Where can people buy the game now? And in how many countries is it available?
Castle Dash will be available for purchase at 5th Street Games’ website later this year. Talks are also underway for nationwide distribution in the US.
Could you describe any influence The Game Crafter had on the success of Castle Dash or you personally?
The Game Crafter presented me with the chance to turn my rough game ideas into something tangible. The website provides all the tools and game pieces needed to remove the tedious parts of designing and prototyping board games. It was fun to try and use the available components in creative ways. The Game Crafter has been great for guys like me who just want to design board games casually. It also presents an excellent opportunity for your game to catch someone’s eye and turn into something bigger then a pet project.
What’s next on the horizon for you?
I just wrapped up another game called Spacefaring: for Fun and Profit. I will probably take a break from working on board games for a while, or until something fantastic pops into my head. I would like to get into working on graphics for Android games.

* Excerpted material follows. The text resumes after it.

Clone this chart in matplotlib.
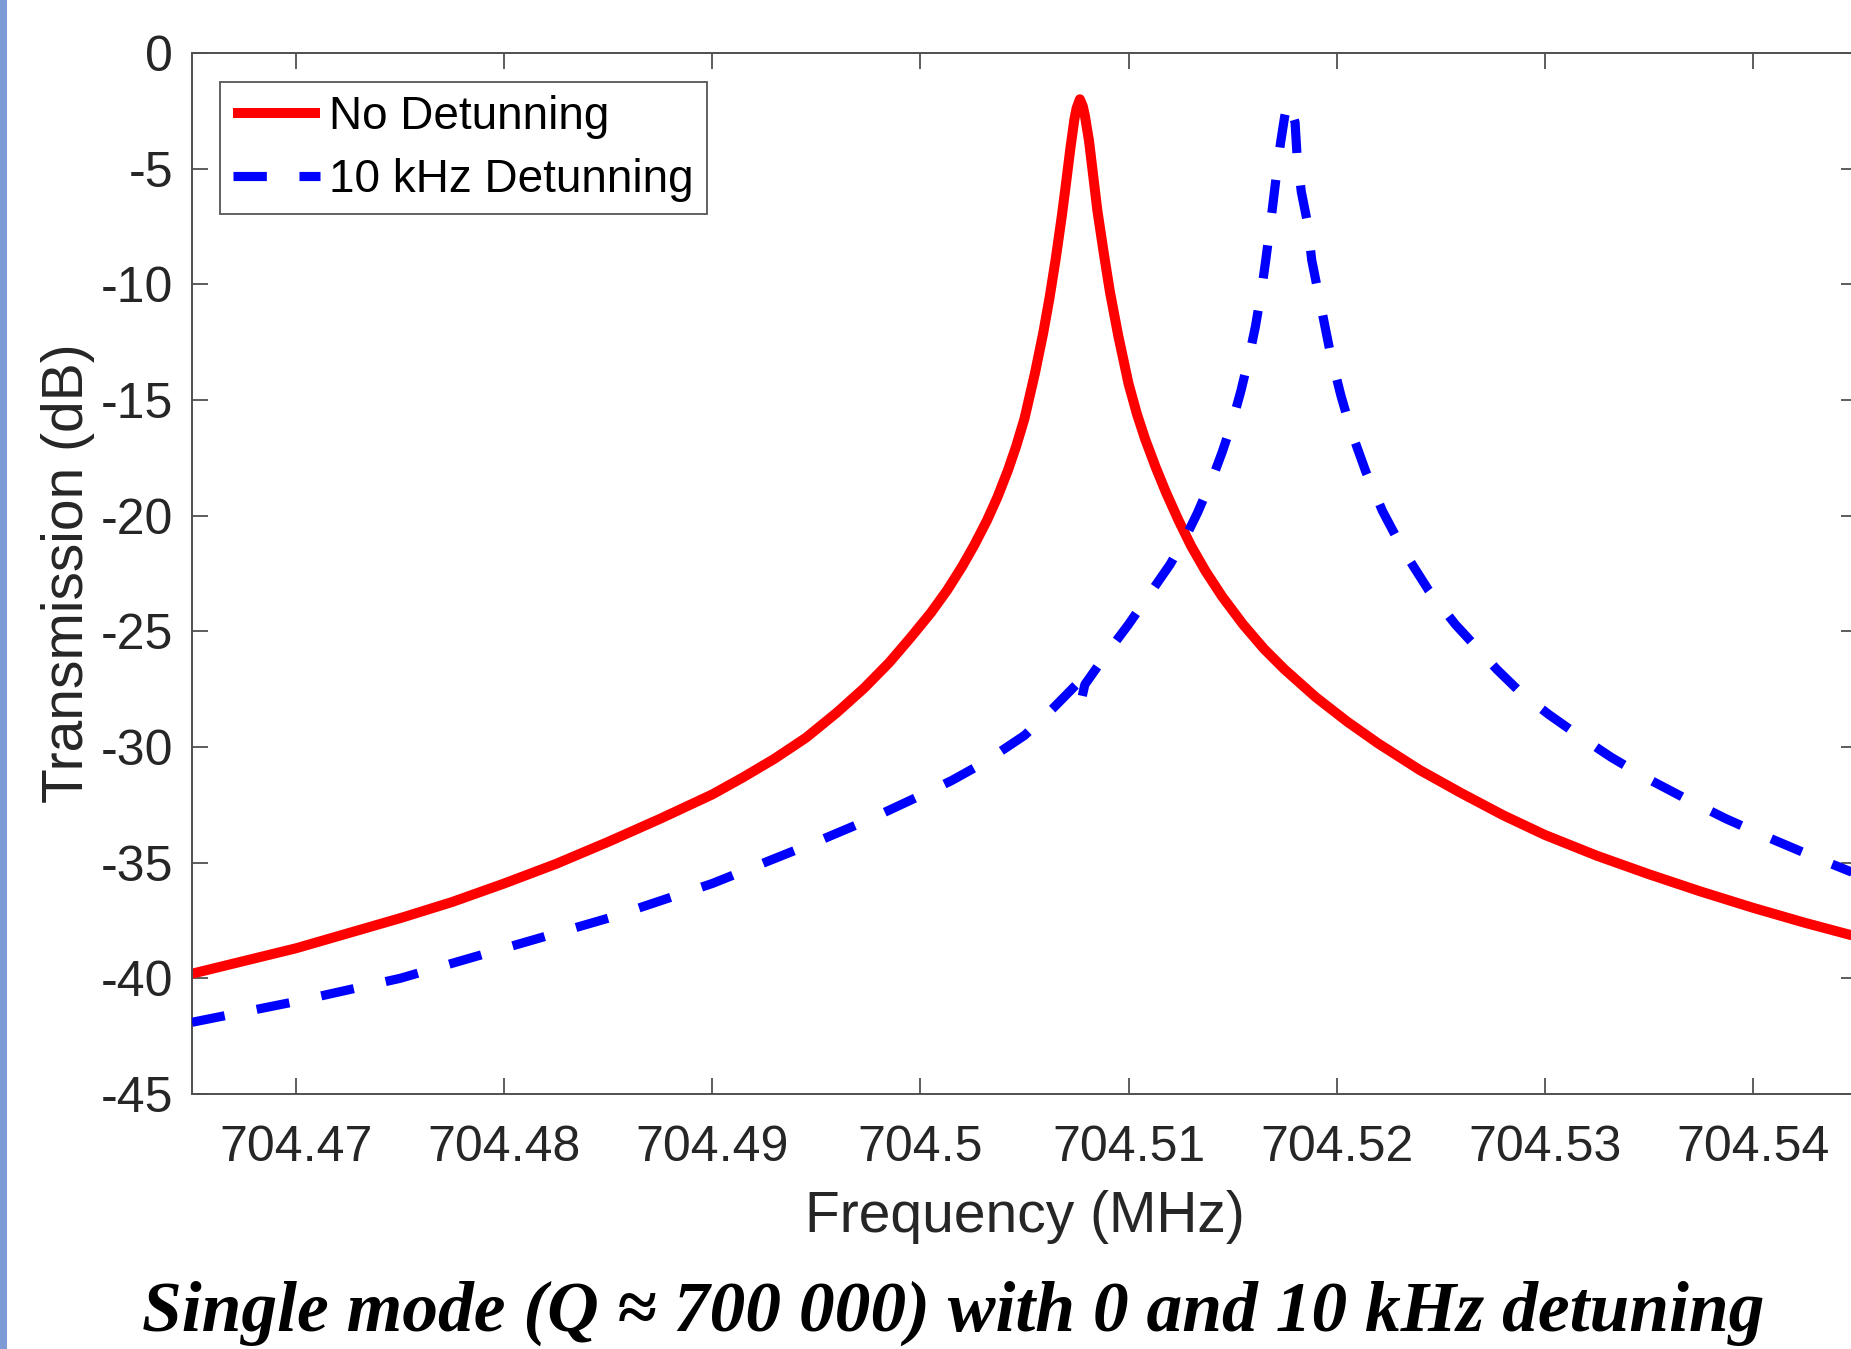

The recent trend of board games on mobile devices has been something I feel torn about. I appreciate the convenience, but I miss the tangibility and face to face interaction.
Any last words of encouragement or advice to all the designers reading this who would love to experience your success?
Make sure you are having fun working on and playing the games you create, even if it is something only your friends will get to experience. If you are not enjoying the creative process then it might not be worth your time. Also the more you simplify your game the easier it will be to write the rules later. Try to explain something on paper that makes complete sense in your head is difficult to do. I learned to appreciate people that can write concise rule books.